Matter of Varney v McKee
2007 NY Slip Op 07951 [44 AD3d 1178]
October 25, 2007
Appellate Division, Third Department
Published by New York State Law Reporting Bureau pursuant to Judiciary Law § 431.
As corrected through Wednesday, December 12, 2007


In the Matter of Darlene R. Varney, Appellant, v Christine M. McKee et al., Respondents.

[*1] Jessica C. Eggleston, Saratoga Springs, for appellant.

Kara Dopman, Law Guardian, Glens Falls.

Peters, J. Appeal from an order of the Family Court of Warren County (Breen, J.), entered September 29, 2006, which partially granted petitioner's application, in a proceeding pursuant to Family Ct Act article 6 and Domestic Relations Law § 72, for visitation with her grandchild.

Respondents, who were never married, had one child together (born in 2003).
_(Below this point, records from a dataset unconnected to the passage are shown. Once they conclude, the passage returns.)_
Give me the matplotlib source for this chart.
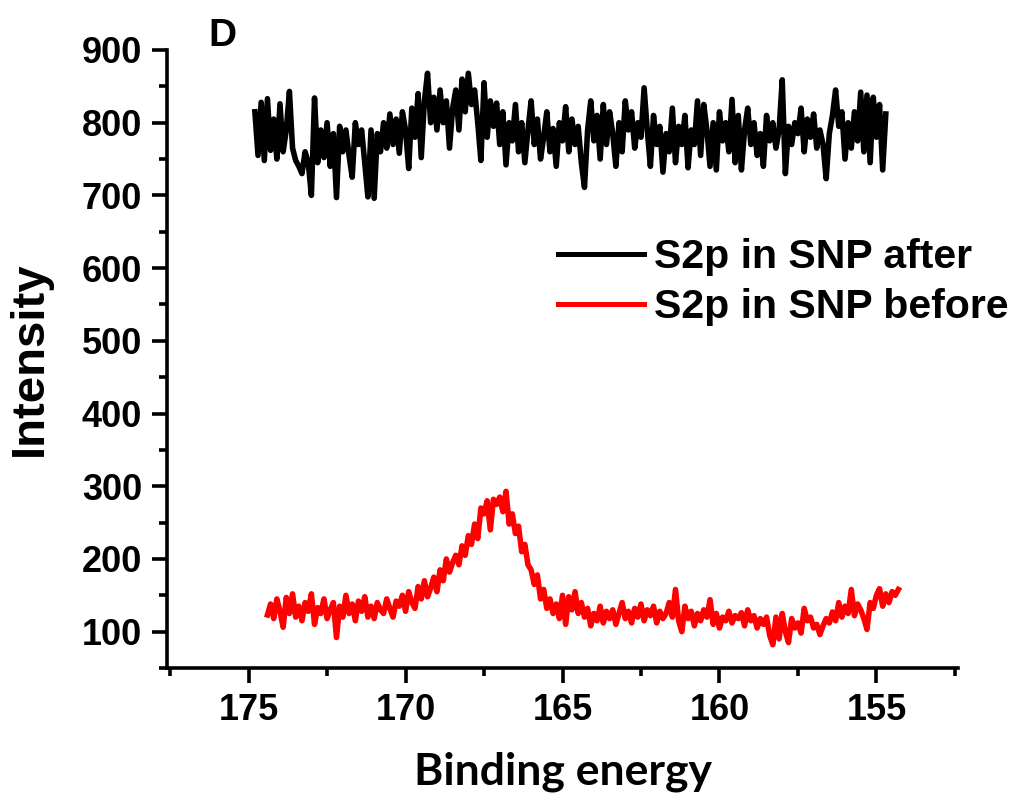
import numpy as np
import matplotlib
matplotlib.use('Agg')
import matplotlib.pyplot as plt
from matplotlib.ticker import MultipleLocator

# S2p after: binding energy grid 174.8 -> 154.7 eV, 0.1 eV step
after_start, after_stop = 174.8, 154.7
after_counts = [
    815, 755, 828, 748, 833, 762, 805, 750, 826, 760,
    790, 843, 765, 748, 740, 730, 760, 745, 700, 834,
    745, 790, 752, 800, 740, 785, 697, 795, 760, 790,
    755, 725, 800, 770, 790, 745, 698, 790, 696, 785,
    760, 800, 765, 812, 770, 805, 758, 815, 790, 737,
    820, 780, 840, 752, 830, 868, 800, 835, 790, 845,
    800, 830, 765, 820, 845, 790, 860, 815, 868, 825,
    845, 800, 748, 855, 780, 830, 795, 827, 770, 815,
    742, 800, 775, 825, 760, 800, 745, 790, 830, 770,
    805, 750, 780, 815, 760, 792, 740, 800, 775, 822,
    760, 805, 770, 795, 745, 711, 790, 830, 775, 810,
    750, 825, 770, 815, 785, 740, 800, 760, 830, 790,
    815, 765, 800, 780, 848, 790, 740, 810, 770, 795,
    732, 785, 760, 820, 745, 795, 770, 810, 738, 790,
    770, 830, 755, 825, 790, 740, 800, 735, 815, 775,
    800, 760, 832, 745, 810, 735, 790, 820, 770, 800,
    755, 785, 740, 810, 775, 800, 765, 790, 859, 730,
    795, 770, 800, 785, 820, 760, 805, 780, 812, 765,
    790, 770, 723, 785, 810, 845, 795, 815, 750, 800,
    765, 815, 775, 842, 760, 838, 745, 835, 780, 825,
    735, 812,
]

# S2p before: binding energy grid 174.4 -> 154.3 eV, 0.1 eV step
before_start, before_stop = 174.4, 154.3
before_counts = [
    123, 138, 118, 145, 128, 106, 147, 125, 152, 120,
    135, 115, 140, 128, 152, 110, 133, 125, 145, 118,
    130, 140, 92, 135, 120, 150, 125, 138, 115, 142,
    128, 148, 120, 135, 118, 140, 130, 125, 145, 132,
    120, 142, 135, 150, 128, 155, 140, 132, 162, 145,
    170, 148, 160, 175, 155, 185, 170, 200, 182, 195,
    205, 192, 218, 205, 232, 220, 248, 228, 270, 262,
    280, 240, 282, 275, 285, 265, 293, 248, 262, 235,
    245, 210, 220, 192, 185, 165, 178, 145, 158, 132,
    145, 125, 138, 118, 150, 110, 148, 130, 155, 125,
    140, 120, 132, 108, 125, 115, 135, 112, 128, 118,
    130, 110, 125, 140, 118, 128, 112, 132, 120, 138,
    115, 130, 122, 135, 112, 128, 118, 125, 140, 120,
    158, 115, 100, 135, 118, 128, 108, 125, 115, 130,
    120, 144, 110, 125, 105, 120, 115, 128, 112, 122,
    118, 126, 108, 130, 115, 122, 105, 118, 110, 120,
    95, 82, 120, 90, 125, 100, 85, 118, 105, 112,
    98, 132, 115, 120, 105, 110, 96, 108, 118, 112,
    127, 115, 140, 120, 135, 125, 158, 122, 138, 130,
    118, 103, 140, 132, 150, 159, 135, 152, 140, 155,
    150, 158,
]

labels = ["S2p in SNP after", "S2p in SNP before"]
colors = ["black", "red"]

x_after = np.linspace(after_start, after_stop, len(after_counts))
x_before = np.linspace(before_start, before_stop, len(before_counts))

fig = plt.figure(figsize=(10.17, 7.96), dpi=100)
ax = fig.add_axes([0.1642, 0.1608, 0.7778, 0.7764])

ax.plot(x_after, after_counts, color=colors[0], lw=4, label=labels[0])
ax.plot(x_before, before_counts, color=colors[1], lw=4, label=labels[1])

ax.set_xlim(177.6, 152.4)
ax.set_ylim(50, 900)
ax.xaxis.set_major_locator(MultipleLocator(5))
ax.xaxis.set_minor_locator(MultipleLocator(2.5))
ax.yaxis.set_major_locator(MultipleLocator(100))
ax.yaxis.set_minor_locator(MultipleLocator(50))
ax.set_yticks(range(100, 1000, 100))

for side in ['top', 'right']:
    ax.spines[side].set_visible(False)
for side in ['left', 'bottom']:
    ax.spines[side].set_linewidth(2.6)

ax.tick_params(which='major', direction='out', length=11, width=2.6, pad=7)
ax.tick_params(which='minor', direction='out', length=6, width=2.6)
for lab in ax.get_xticklabels() + ax.get_yticklabels():
    lab.set_fontfamily('Liberation Sans')
    lab.set_fontweight('bold')
    lab.set_fontsize(26)

ax.set_xlabel("Binding energy", fontsize=32, fontweight='bold', family='Lato')
ax.xaxis.set_label_coords(0.5, -0.135)
ax.set_ylabel("Intensity", fontsize=34, fontweight='bold', family='Liberation Sans')
ax.yaxis.set_label_coords(-0.145, 0.5)

leg = ax.legend(loc='upper left', bbox_to_anchor=(0.494, 0.695), frameon=False,
                prop={'family': 'Liberation Sans', 'weight': 'bold', 'size': 29.5},
                handlelength=2.1, handletextpad=0.25, labelspacing=0.28,
                borderaxespad=0, borderpad=0)
for line in leg.get_lines():
    line.set_linewidth(3.6)

fig.text(222 / 1017, 1 - 36 / 796, "D", fontsize=28, fontweight='bold',
         family='Liberation Sans', ha='center', va='center')

fig.savefig("out.png", dpi=100)
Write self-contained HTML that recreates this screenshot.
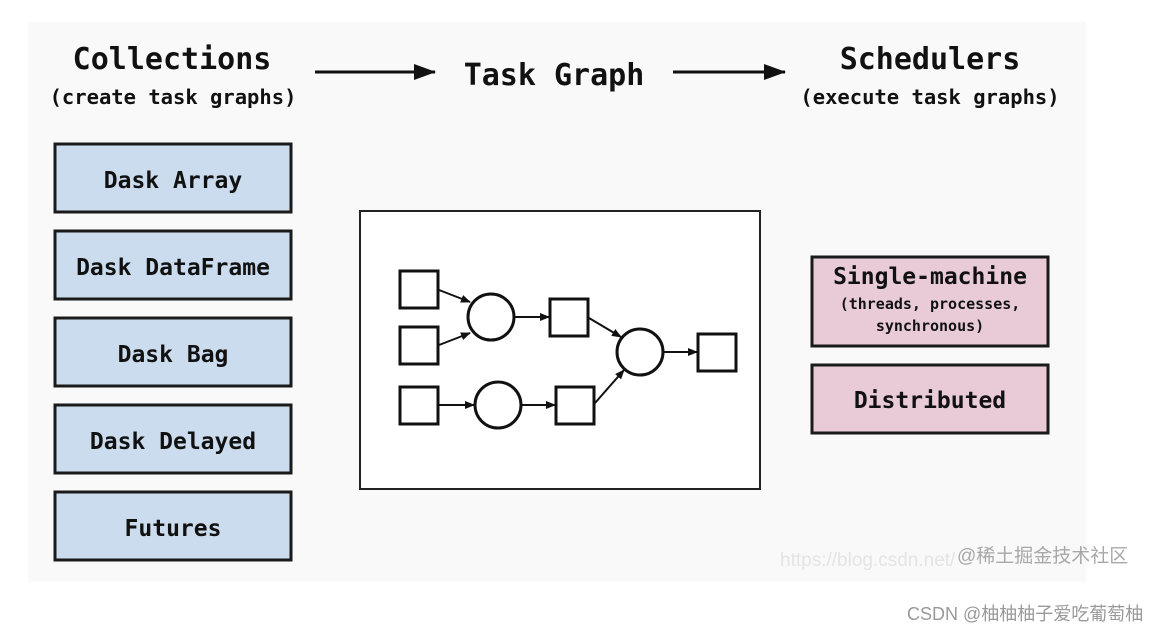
<!DOCTYPE html>
<html><head><meta charset="utf-8"><style>
html,body{margin:0;padding:0;background:#fff;width:1174px;height:633px;overflow:hidden}
svg{display:block}
.m{font-family:"DejaVu Sans Mono","Liberation Mono",monospace;font-weight:bold;fill:#111}
</style></head><body>
<svg width="1174" height="633" viewBox="0 0 1174 633" xmlns="http://www.w3.org/2000/svg">
<defs><marker id="a" markerWidth="10" markerHeight="10" refX="9" refY="5" orient="auto" markerUnits="userSpaceOnUse"><path d="M0,1 L10,5 L0,9 z" fill="#111"/></marker>
<marker id="b" markerWidth="22" markerHeight="16" refX="21" refY="8" orient="auto" markerUnits="userSpaceOnUse"><path d="M0,0 L22,8 L0,16 z" fill="#111"/></marker></defs>
<rect x="28" y="22" width="1058" height="560" fill="#f9f9f9"/>
<text class="m" x="172" y="69" font-size="30" text-anchor="middle">Collections</text>
<text class="m" x="173" y="104" font-size="20.5" text-anchor="middle">(create task graphs)</text>
<text class="m" x="554" y="85" font-size="30" text-anchor="middle">Task Graph</text>
<text class="m" x="930" y="69" font-size="30" text-anchor="middle">Schedulers</text>
<text class="m" x="930" y="104" font-size="20.5" text-anchor="middle">(execute task graphs)</text>
<line x1="315" y1="72" x2="435" y2="72" stroke="#111" stroke-width="3" marker-end="url(#b)"/>
<line x1="673" y1="72" x2="785" y2="72" stroke="#111" stroke-width="3" marker-end="url(#b)"/>
<g stroke="#1a1a1a" stroke-width="3" fill="#cadcee">
<rect x="55" y="144" width="236" height="68"/>
<rect x="55" y="231" width="236" height="68"/>
<rect x="55" y="318" width="236" height="68"/>
<rect x="55" y="405" width="236" height="68"/>
<rect x="55" y="492" width="236" height="68"/>
</g>
<g class="m" font-size="23" text-anchor="middle">
<text x="173" y="188">Dask Array</text>
<text x="173" y="275">Dask DataFrame</text>
<text x="173" y="362">Dask Bag</text>
<text x="173" y="449">Dask Delayed</text>
<text x="173" y="536">Futures</text>
</g>
<g stroke="#1a1a1a" stroke-width="3" fill="#e9cbd8">
<rect x="812" y="257" width="236" height="89"/>
<rect x="812" y="365" width="236" height="68"/>
</g>
<text class="m" x="930" y="284" font-size="23" text-anchor="middle">Single-machine</text>
<text class="m" x="930" y="309" font-size="15" text-anchor="middle">(threads, processes,</text>
<text class="m" x="930" y="331" font-size="15" text-anchor="middle">synchronous)</text>
<text class="m" x="930" y="408" font-size="23" text-anchor="middle">Distributed</text>
<rect x="360" y="211" width="400" height="278" fill="#fff" stroke="#222" stroke-width="2"/>
<g stroke="#111" stroke-width="3" fill="#fff">
<rect x="400" y="271" width="38" height="37"/>
<rect x="400" y="327" width="38" height="37"/>
<rect x="400" y="387" width="38" height="37"/>
<rect x="550" y="299" width="38" height="37"/>
<rect x="556" y="387" width="38" height="37"/>
<rect x="698" y="334" width="38" height="37"/>
<circle cx="491" cy="317" r="23"/>
<circle cx="498" cy="405" r="23"/>
<circle cx="640" cy="352" r="23"/>
</g>
<g stroke="#111" stroke-width="2" marker-end="url(#a)">
<line x1="439" y1="290" x2="470" y2="302"/>
<line x1="439" y1="345" x2="470" y2="333"/>
<line x1="515" y1="317" x2="549" y2="317"/>
<line x1="439" y1="405" x2="474" y2="405"/>
<line x1="522" y1="405" x2="555" y2="405"/>
<line x1="589" y1="318" x2="621" y2="337"/>
<line x1="595" y1="403" x2="624" y2="370"/>
<line x1="664" y1="352" x2="697" y2="352"/>
</g>
<text x="780" y="566" font-family="Liberation Sans,sans-serif" font-size="19" fill="#e4e4e4">https://blog.csdn.net/</text>
<text x="957" y="562" font-family="Liberation Sans,'Noto Sans CJK SC',sans-serif" font-size="19" fill="#a8a8a8">@稀土掘金技术社区</text>
<text x="907" y="620" font-family="Liberation Sans,'Noto Sans CJK SC',sans-serif" font-size="18" fill="#999">CSDN @柚柚柚子爱吃葡萄柚</text>
</svg>
</body></html>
Petitioner, the child's paternal grandmother, was present at the child's birth, visited him every weekend and babysat whenever asked. Within a month of respondents' separation in September 2004, petitioner became the child's primary caretaker and remained so until February 2006. In June 2005, all parties consented to give her primary physical custody on a temporary basis, later making such order permanent in July 2005. At all times that petitioner had physical custody of the child, neither parent was living with the child. In February 2006, however, Family Court issued another order of custody, on consent, granting respondents joint legal custody of the child, with primary physical custody to the mother. At that time, it was the understanding of the court, the Law Guardian and petitioner that petitioner would have visitation with the child.

When no such visitation was permitted for four months from that order, petitioner commenced this proceeding, pursuant to Domestic Relations Law § 72 and Family Ct Act § 651 (b), for visitation with the child. Following a hearing, petitioner was granted three hours of visitation each month, as well as such additional visitation as the parties agreed. This appeal by petitioner followed. [*2]

The determination of grandparent visitation involves a two-step inquiry (see Domestic Relations Law § 72; Matter of Emanuel S. v Joseph E., 78 NY2d 178, 181 [1991]). Once standing, predicated either upon death of a parent or "equitable circumstances which permit the court to entertain the petition" (Matter of Emanuel S. v Joseph E., 78 NY2d at 181), is determined, the next inquiry is whether visitation will be in the best interests of that child (see id.; see also Matter of E.S. v P.D., 8 NY3d 150, 157 [2007]; Matter of Coulter v Barber, 214 AD2d 195, 196 [1995]). Recognizing that the issue of standing is not before us (see Matter of Wilson v McGlinchey, 305 AD2d 879, 880-881 [2003], affd 2 NY3d 375 [2004]), we note the sufficiency of evidence evincing a relationship between petitioner and the child which was "deserving [of] the court's intervention" (Matter of Emanuel S. v Joseph E., 78 NY2d at 182). With these equitable circumstances established, Family Court properly addressed whether visitation would be in the child's best interests.

"Although there is no set formula in determining a child's best interest" (Matter of Ziarno v Ziarno, 285 AD2d 793, 794 [2001], lv denied 97 NY2d 605 [2001]; see Matter of Beers v Beers, 220 AD2d 839, 840 [1995]), factors will include " 'the nature and extent of the [existing] grandparent-grandchild relationship' " (Matter of Ziarno v Ziarno, 285 AD2d at 794, quoting Matter of Emanuel S. v Joseph E., 78 NY2d at 182). As petitioner was the child's primary caretaker for approximately 16 months during the early stages of the child's life, and with it undisputed that the child formed a strong and loving bond with petitioner, Family Court properly determined that petitioner's visitation with the child was in the child's best interests (see Matter of Ziarno v Ziarno, 285 AD2d at 794). Considering the testimony highlighting some unstable elements in petitioner's home environment and the maxim that "the courts should not lightly intrude on the family relationship" against the wishes of the parents (Matter of E.S. v P.D., 8 NY3d at 157; see Matter of Wilson v McGlinchey, 305 AD2d at 882), we cannot conclude that Family Court abused its discretion in the amount of visitation awarded. In so finding, however, we note Family Court's strong advisory to respondents that they include petitioner in their family functions and consider expanding the time available to petitioner when available. Upon that basis, we decline to modify the award at this juncture.

Mercure, J.P., Spain, Carpinello and Kane, JJ., concur. Ordered that the order is affirmed, without costs.